Direct observation of the perpendicular shape anisotropy and thermal stability of p-STT-MRAM nano-pillars

Abstract: Perpendicular shape anisotropy (PSA) offers a practical solution to downscale spin-transfer torque Magnetic Random-Access Memory (STT-MRAM) beyond the sub-20 nm technology node whilst retaining thermal stability of the storage layer magnetization. However, our understanding of the thermomagnetic behavior of PSA-STT-MRAM is often indirect, relying on magnetoresistance measurements and micromagnetic modelling. Here, the magnetism of a FeCoB / NiFe PSA-STT-MRAM nano-pillar is investigated using off-axis electron holography, providing spatially resolved magnetic information as a function of temperature, which has been previously inaccessible.
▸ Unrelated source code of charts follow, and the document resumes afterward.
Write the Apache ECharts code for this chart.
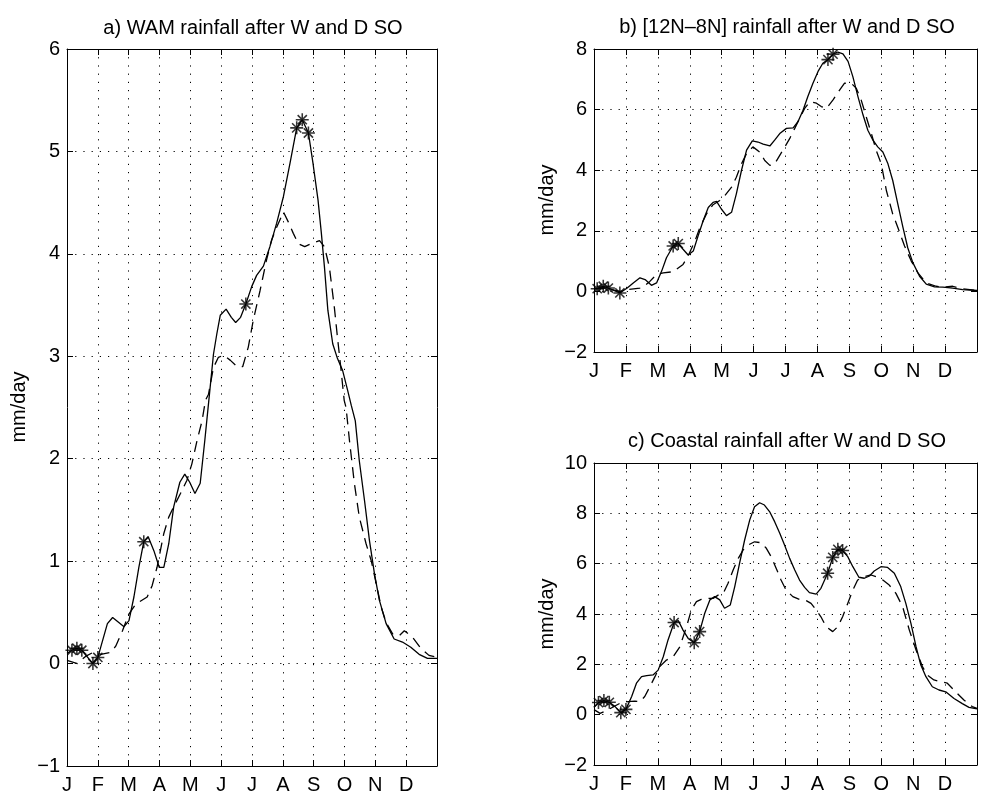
<!DOCTYPE html>
<html>
<head>
<meta charset="utf-8">
<title>WAM rainfall after W and D SO</title>
<script src="https://cdn.jsdelivr.net/npm/echarts@6/dist/echarts.min.js"></script>
<style>
  html, body { margin: 0; padding: 0; background: #fff; }
  #chart { width: 984px; height: 798px; }
</style>
</head>
<body>
<div id="chart"></div>
<script>
// month tick labels (x in months from 1 Jan)
var months = ['J', 'F', 'M', 'A', 'M', 'J', 'J', 'A', 'S', 'O', 'N', 'D'];

// a) WAM rainfall
var aSolid = [[0,0.10],[0.16,0.13],[0.32,0.15],[0.48,0.13],[0.84,0.0],[1.0,0.06],[1.31,0.39],[1.48,0.45],[1.85,0.36],[2.01,0.42],[2.17,0.65],[2.33,0.94],[2.49,1.19],[2.63,1.24],[2.82,1.1],[2.99,0.94],[3.14,0.94],[3.3,1.17],[3.46,1.53],[3.66,1.77],[3.82,1.85],[3.98,1.77],[4.15,1.66],[4.32,1.76],[4.47,2.18],[4.6,2.57],[4.75,3.02],[4.86,3.22],[4.97,3.40],[5.16,3.46],[5.33,3.38],[5.47,3.33],[5.63,3.38],[5.80,3.51],[5.99,3.68],[6.15,3.79],[6.37,3.88],[6.58,4.07],[6.80,4.30],[7.02,4.56],[7.23,4.88],[7.45,5.23],[7.63,5.31],[7.83,5.18],[7.98,4.88],[8.14,4.53],[8.25,4.20],[8.35,3.87],[8.46,3.45],[8.62,3.12],[8.77,2.98],[8.94,2.86],[9.10,2.67],[9.22,2.52],[9.35,2.37],[9.48,1.98],[9.65,1.59],[9.81,1.20],[9.97,0.88],[10.13,0.62],[10.35,0.39],[10.61,0.24],[10.88,0.21],[11.15,0.16],[11.42,0.09],[11.69,0.05],[12,0.05]];
var aDashed = [[0,0.03],[0.34,0.0],[0.6,0.07],[0.85,0.11],[1.1,0.09],[1.42,0.11],[1.58,0.17],[1.8,0.32],[2.0,0.48],[2.23,0.58],[2.6,0.65],[2.76,0.76],[2.92,0.94],[3.14,1.27],[3.3,1.43],[3.46,1.53],[3.68,1.66],[3.89,1.79],[4.05,1.95],[4.22,2.18],[4.38,2.37],[4.49,2.57],[4.59,2.63],[4.75,2.89],[4.91,2.99],[5.08,3.01],[5.3,2.96],[5.51,2.90],[5.70,2.90],[5.88,3.09],[6.04,3.35],[6.26,3.64],[6.47,3.94],[6.63,4.13],[6.80,4.26],[7.02,4.41],[7.18,4.31],[7.34,4.20],[7.5,4.10],[7.71,4.07],[7.92,4.10],[8.19,4.13],[8.35,4.07],[8.51,3.87],[8.67,3.48],[8.77,3.19],[8.88,2.89],[8.99,2.57],[9.05,2.5],[9.16,2.18],[9.32,1.76],[9.48,1.43],[9.70,1.17],[9.87,1.0],[10.03,0.78],[10.19,0.55],[10.35,0.40],[10.56,0.29],[10.77,0.27],[10.94,0.32],[11.2,0.26],[11.47,0.15],[11.74,0.08],[12,0.06]];
var aStars = [[0.16,0.13],[0.32,0.15],[0.48,0.13],[0.84,0.0],[1.0,0.06],[2.49,1.19],[5.80,3.51],[7.45,5.23],[7.63,5.31],[7.83,5.18]];

// b) [12N-8N] rainfall
var bSolid = [[0,0.11],[0.1,0.09],[0.29,0.17],[0.45,0.11],[0.81,-0.05],[1.04,0.11],[1.23,0.28],[1.44,0.45],[1.6,0.39],[1.8,0.2],[1.96,0.28],[2.12,0.67],[2.27,1.11],[2.48,1.5],[2.64,1.58],[2.79,1.39],[2.95,1.2],[3.11,1.33],[3.26,1.83],[3.42,2.33],[3.58,2.77],[3.73,2.94],[3.84,2.97],[3.99,2.72],[4.15,2.5],[4.31,2.61],[4.46,3.22],[4.62,3.99],[4.78,4.66],[4.96,4.97],[5.14,4.93],[5.30,4.86],[5.51,4.80],[5.66,4.99],[5.82,5.21],[6.03,5.38],[6.24,5.40],[6.39,5.60],[6.55,5.98],[6.7,6.43],[6.86,6.87],[7.02,7.26],[7.17,7.53],[7.33,7.65],[7.49,7.83],[7.64,7.9],[7.8,7.84],[7.96,7.59],[8.11,7.09],[8.27,6.43],[8.43,5.82],[8.58,5.32],[8.74,4.99],[8.89,4.77],[9.05,4.6],[9.21,4.21],[9.36,3.66],[9.52,2.88],[9.68,2.11],[9.83,1.44],[9.99,0.95],[10.2,0.5],[10.41,0.24],[10.67,0.15],[10.93,0.14],[11.24,0.11],[11.55,0.06],[12,0.03]];
var bDashed = [[0,0.08],[0.3,0.12],[0.6,0.05],[0.81,0.0],[1.04,0.06],[1.44,0.11],[1.54,0.14],[1.75,0.33],[1.96,0.56],[2.17,0.61],[2.48,0.65],[2.79,0.89],[2.95,1.17],[3.16,1.66],[3.32,2.11],[3.52,2.55],[3.73,2.86],[3.94,3.0],[4.1,3.16],[4.31,3.44],[4.46,3.77],[4.62,4.21],[4.78,4.55],[4.98,4.77],[5.19,4.6],[5.35,4.32],[5.51,4.16],[5.66,4.21],[5.82,4.49],[5.98,4.77],[6.13,5.04],[6.29,5.38],[6.44,5.71],[6.6,6.04],[6.76,6.26],[6.97,6.21],[7.12,6.1],[7.28,6.04],[7.49,6.32],[7.7,6.65],[7.85,6.87],[8.06,6.87],[8.22,6.70],[8.37,6.32],[8.53,5.76],[8.69,5.21],[8.84,4.66],[9.0,4.21],[9.16,3.33],[9.36,2.55],[9.52,2.11],[9.73,1.5],[9.94,1.0],[10.15,0.61],[10.41,0.28],[10.72,0.17],[10.98,0.14],[11.24,0.17],[11.5,0.09],[12,0.03]];
var bStars = [[0.1,0.09],[0.29,0.17],[0.45,0.11],[0.81,-0.05],[2.48,1.5],[2.64,1.58],[7.33,7.65],[7.49,7.83]];

// c) Coastal rainfall
var cSolid = [[0,0.29],[0.14,0.48],[0.31,0.56],[0.48,0.49],[0.66,0.32],[0.84,0.08],[1.0,0.21],[1.18,0.72],[1.33,1.25],[1.49,1.51],[1.65,1.55],[1.85,1.58],[2.01,1.77],[2.17,2.3],[2.32,2.97],[2.51,3.66],[2.64,3.74],[2.79,3.36],[2.95,3.03],[3.14,2.86],[3.31,3.3],[3.47,4.03],[3.63,4.56],[3.78,4.69],[3.94,4.56],[4.09,4.23],[4.27,4.36],[4.41,5.09],[4.56,6.01],[4.72,6.94],[4.88,7.74],[5.03,8.26],[5.19,8.42],[5.34,8.33],[5.5,8.07],[5.66,7.67],[5.82,7.21],[5.97,6.74],[6.13,6.21],[6.29,5.75],[6.44,5.35],[6.6,5.06],[6.75,4.85],[6.96,4.79],[7.11,5.02],[7.32,5.62],[7.48,6.25],[7.64,6.57],[7.79,6.52],[7.95,6.28],[8.11,5.88],[8.3,5.46],[8.47,5.42],[8.63,5.51],[8.78,5.71],[8.99,5.88],[9.2,5.85],[9.41,5.62],[9.61,5.09],[9.77,4.42],[9.93,3.63],[10.09,2.7],[10.24,1.97],[10.4,1.51],[10.6,1.11],[10.81,0.98],[11.02,0.91],[11.28,0.64],[11.54,0.44],[11.75,0.29],[12,0.23]];
var cDashed = [[0,0.2],[0.19,0.05],[0.45,0.2],[0.81,0.45],[1.07,0.52],[1.28,0.54],[1.44,0.52],[1.59,0.72],[1.75,1.11],[1.91,1.51],[2.06,1.91],[2.27,2.17],[2.48,2.3],[2.69,2.7],[2.9,3.5],[3.05,4.16],[3.21,4.49],[3.36,4.58],[3.52,4.62],[3.73,4.62],[3.89,4.75],[4.05,4.82],[4.2,5.22],[4.36,5.75],[4.52,6.21],[4.67,6.54],[4.83,6.74],[5.03,6.87],[5.24,6.83],[5.4,6.61],[5.55,6.28],[5.71,5.81],[5.86,5.35],[6.02,4.95],[6.23,4.69],[6.44,4.58],[6.65,4.53],[6.8,4.42],[6.96,4.16],[7.11,3.89],[7.27,3.5],[7.48,3.3],[7.64,3.5],[7.79,3.89],[7.95,4.42],[8.11,4.95],[8.26,5.35],[8.47,5.48],[8.68,5.55],[8.84,5.48],[9.05,5.35],[9.25,5.15],[9.46,4.82],[9.67,4.29],[9.88,3.36],[10.09,2.57],[10.29,1.91],[10.44,1.58],[10.65,1.38],[10.86,1.31],[11.07,1.25],[11.33,0.91],[11.59,0.58],[11.85,0.32],[12,0.25]];
var cStars = [[0.14,0.48],[0.31,0.56],[0.48,0.49],[0.84,0.08],[1.0,0.21],[2.51,3.66],[3.14,2.86],[3.31,3.3],[7.32,5.62],[7.48,6.25],[7.64,6.57],[7.79,6.52]];

var titles = ['a) WAM rainfall after W and D SO', 'b) [12N\u20138N] rainfall after W and D SO', 'c) Coastal rainfall after W and D SO'];

var font = '"Liberation Sans", Arial, Helvetica, sans-serif';
// asterisk marker ('*' in matlab): four thin bars
var star = 'path://M-0.12,-1L0.12,-1L0.12,1L-0.12,1Z' +
  'M-1,-0.12L1,-0.12L1,0.12L-1,0.12Z' +
  'M-0.622,-0.792L0.792,0.622L0.622,0.792L-0.792,-0.622Z' +
  'M-0.792,0.622L0.622,-0.792L0.792,-0.622L-0.622,0.792Z';

var grids = [
  { left: 67, top: 49, width: 370, height: 717 },
  { left: 594, top: 49, width: 383, height: 303 },
  { left: 594, top: 463, width: 383, height: 302 }
];
var yRanges = [[-1, 6, 1], [-2, 8, 2], [-2, 10, 2]];

var dotted = { color: '#000', width: 1, type: [1.2, 7] };

function xAxes(i) {
  var base = {
    type: 'value', gridIndex: i, min: 0, max: 12, interval: 1,
    axisLine: { onZero: false, lineStyle: { color: '#000', width: 1 } },
    axisTick: { inside: true, length: 6, lineStyle: { color: '#000' } }
  };
  return [
    Object.assign({}, base, {
      position: 'bottom',
      splitLine: { show: true, lineStyle: dotted },
      axisLabel: {
        color: '#000', fontSize: 20, fontFamily: font, margin: 9,
        formatter: function (v) { return months[v] || ''; }
      }
    }),
    Object.assign({}, base, {
      position: 'top', splitLine: { show: false }, axisLabel: { show: false }
    })
  ];
}

function yAxes(i) {
  var r = yRanges[i];
  var base = {
    type: 'value', gridIndex: i, min: r[0], max: r[1], interval: r[2],
    axisLine: { show: true, onZero: false, lineStyle: { color: '#000', width: 1 } },
    axisTick: { show: true, inside: true, length: 6, lineStyle: { color: '#000' } }
  };
  return [
    Object.assign({}, base, {
      position: 'left',
      splitLine: { show: true, lineStyle: dotted },
      axisLabel: {
        color: '#000', fontSize: 20, fontFamily: font, margin: 7,
        formatter: function (v) { return String(v).replace('-', '\u2212'); }
      }
    }),
    Object.assign({}, base, {
      position: 'right', splitLine: { show: false }, axisLabel: { show: false }
    })
  ];
}

var xAxis = [], yAxis = [], series = [];
var panels = [[aSolid, aDashed, aStars], [bSolid, bDashed, bStars], [cSolid, cDashed, cStars]];
panels.forEach(function (p, i) {
  xAxis = xAxis.concat(xAxes(i));
  yAxis = yAxis.concat(yAxes(i));
  series.push({
    type: 'line', xAxisIndex: 2 * i, yAxisIndex: 2 * i, data: p[1],
    showSymbol: false, silent: true,
    lineStyle: { color: '#000', width: 1.3, type: [11, 7] }
  });
  series.push({
    type: 'line', xAxisIndex: 2 * i, yAxisIndex: 2 * i, data: p[0],
    showSymbol: false, silent: true,
    lineStyle: { color: '#000', width: 1.3 }
  });
  series.push({
    type: 'scatter', xAxisIndex: 2 * i, yAxisIndex: 2 * i, data: p[2],
    symbol: star, symbolSize: 13, silent: true,
    itemStyle: { color: '#000' }
  });
});

var titleStyle = { fontSize: 20, fontWeight: 'normal', color: '#000', fontFamily: font };
var ylabelStyle = { text: 'mm/day', fontSize: 20, fontFamily: font, fill: '#000', align: 'center', verticalAlign: 'middle' };

var chart = echarts.init(document.getElementById('chart'), null, { renderer: 'canvas' });
chart.setOption({
  backgroundColor: '#fff',
  animation: false,
  title: [
    { text: titles[0], left: 253, top: 18, textAlign: 'center', padding: 0, textStyle: titleStyle },
    { text: titles[1], left: 787, top: 17, textAlign: 'center', padding: 0, textStyle: titleStyle },
    { text: titles[2], left: 787, top: 431, textAlign: 'center', padding: 0, textStyle: titleStyle }
  ],
  graphic: [
    { type: 'text', x: 19, y: 407, rotation: Math.PI / 2, style: ylabelStyle },
    { type: 'text', x: 547, y: 200, rotation: Math.PI / 2, style: ylabelStyle },
    { type: 'text', x: 547, y: 614, rotation: Math.PI / 2, style: ylabelStyle }
  ],
  grid: grids,
  xAxis: xAxis,
  yAxis: yAxis,
  series: series
});
</script>
</body>
</html>
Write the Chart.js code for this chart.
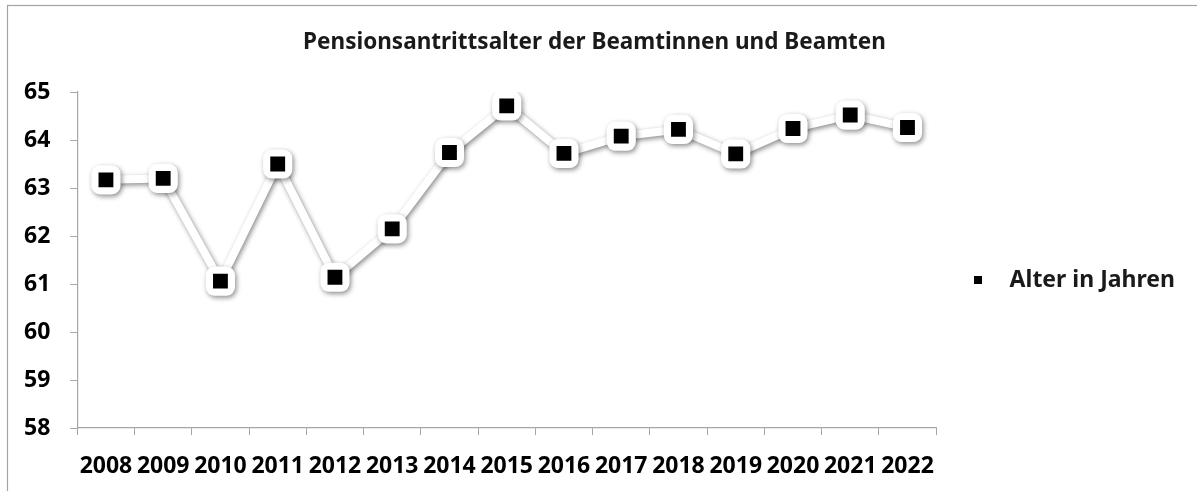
<!DOCTYPE html>
<html>
<head>
<meta charset="utf-8">
<script src="https://cdn.jsdelivr.net/npm/chart.js@4/dist/chart.umd.min.js"></script>
<style>
  html, body { margin: 0; padding: 0; background: #ffffff; }
  #wrap { width: 1197px; height: 491px; }
</style>
</head>
<body>
<div id="wrap"><canvas id="c" width="1197" height="491"></canvas></div>
<script>
const chartTitle = "Pensionsantrittsalter der Beamtinnen und Beamten";
const seriesName = "Alter in Jahren";
const years = ["2008","2009","2010","2011","2012","2013","2014","2015","2016","2017","2018","2019","2020","2021","2022"];
const ages = [63.17, 63.20, 61.06, 63.50, 61.14, 62.15, 63.74, 64.71, 63.72, 64.08, 64.22, 63.71, 64.24, 64.52, 64.26];
const yMin = 58;
const yMax = 65;
const yStep = 1;

const legendSquare = document.createElement('canvas');
legendSquare.width = 8; legendSquare.height = 8;
(function(){ const g = legendSquare.getContext('2d'); g.fillStyle = '#000'; g.fillRect(0,0,8,8); })();

const framePlugin = {
  id: 'frame',
  beforeDraw(chart) {
    const ctx = chart.ctx;
    ctx.save();
    ctx.fillStyle = '#ffffff';
    ctx.fillRect(0, 0, chart.width, chart.height);
    ctx.strokeStyle = '#a3a3a3';
    ctx.lineWidth = 1.2;
    ctx.strokeRect(7.5, 5.5, chart.width + 20, chart.height + 20);
    ctx.restore();
  },
  beforeDatasetDraw(chart, args) {
    const ctx = chart.ctx;
    ctx.save();
    if (args.index === 0) {
      ctx.shadowColor = 'rgba(0,0,0,0.45)';
      ctx.shadowBlur = 5;
      ctx.shadowOffsetX = 1.5;
      ctx.shadowOffsetY = 2;
    }
  },
  afterDatasetDraw(chart) {
    chart.ctx.restore();
  }
};

const tickFont = { family: "'Noto Sans', sans-serif", size: 23, weight: 'bold', lineHeight: 1.0 };
const axisGray = '#a6a6a6';

new Chart(document.getElementById('c'), {
  type: 'line',
  data: {
    labels: years,
    datasets: [
      {
        label: 'halo',
        data: ages,
        order: 2,
        borderColor: '#ffffff',
        borderWidth: 8,
        backgroundColor: '#ffffff',
        pointStyle: 'rectRounded',
        pointRadius: 17,
        pointBorderWidth: 0,
        pointBackgroundColor: '#ffffff',
        tension: 0,
        fill: false
      },
      {
        label: seriesName,
        data: ages,
        order: 1,
        showLine: false,
        pointStyle: 'rect',
        pointRadius: 10.5,
        pointBorderWidth: 0,
        pointBackgroundColor: '#000000',
        backgroundColor: '#000000',
        borderColor: '#000000'
      }
    ]
  },
  options: {
    responsive: false,
    animation: false,
    devicePixelRatio: 1,
    events: [],
    layout: { padding: { left: 4, right: 12, top: 5, bottom: -6 } },
    plugins: {
      title: {
        display: true,
        text: chartTitle,
        color: '#1a1a1a',
        font: { family: "'Noto Sans', sans-serif", size: 22.5, weight: 'bold', lineHeight: 1.2 },
        padding: { top: 24.5, bottom: 35.5 }
      },
      legend: {
        position: 'right',
        title: { display: true, text: ' ', font: { size: 10, lineHeight: 1.2 }, padding: { top: 0, bottom: 46 } },
        labels: {
          filter: (item) => item.datasetIndex === 1,
          usePointStyle: true,
          pointStyle: legendSquare,
          pointStyleWidth: 40,
          boxHeight: 8,
          padding: 22,
          color: '#1a1a1a',
          font: { family: "'Noto Sans', sans-serif", size: 23, weight: 'bold' }
        }
      },
      tooltip: { enabled: false }
    },
    scales: {
      x: {
        offset: true,
        grid: { display: true, offset: true, drawOnChartArea: false, drawTicks: true, tickLength: 7, color: axisGray },
        border: { display: true, color: axisGray, width: 1.2 },
        ticks: { color: '#000000', font: tickFont, padding: 19.5, maxRotation: 0, autoSkip: false }
      },
      y: {
        min: yMin,
        max: yMax,
        grid: { display: true, drawOnChartArea: false, drawTicks: true, tickLength: 7, color: axisGray },
        border: { display: true, color: axisGray, width: 1.2 },
        ticks: { stepSize: yStep, color: '#000000', font: tickFont, padding: 20 }
      }
    }
  },
  plugins: [framePlugin]
});
</script>
</body>
</html>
Magnetic induction maps reveal the micromagnetic configuration of the NiFe storage layer (60 nm high, 20 nm diameter), confirming the PSA induced by its 3:1 aspect ratio. In-situ heating demonstrates that the PSA of the FeCoB / NiFe composite storage layer is maintained up to at least 250 degrees centigrade, and direct quantitative measurements reveal the very moderate decrease of magnetic induction with temperature. Hence, this study shows explicitly that PSA provides significant stability in STT-MRAM applications that require reliable performance over a range of operating temperatures.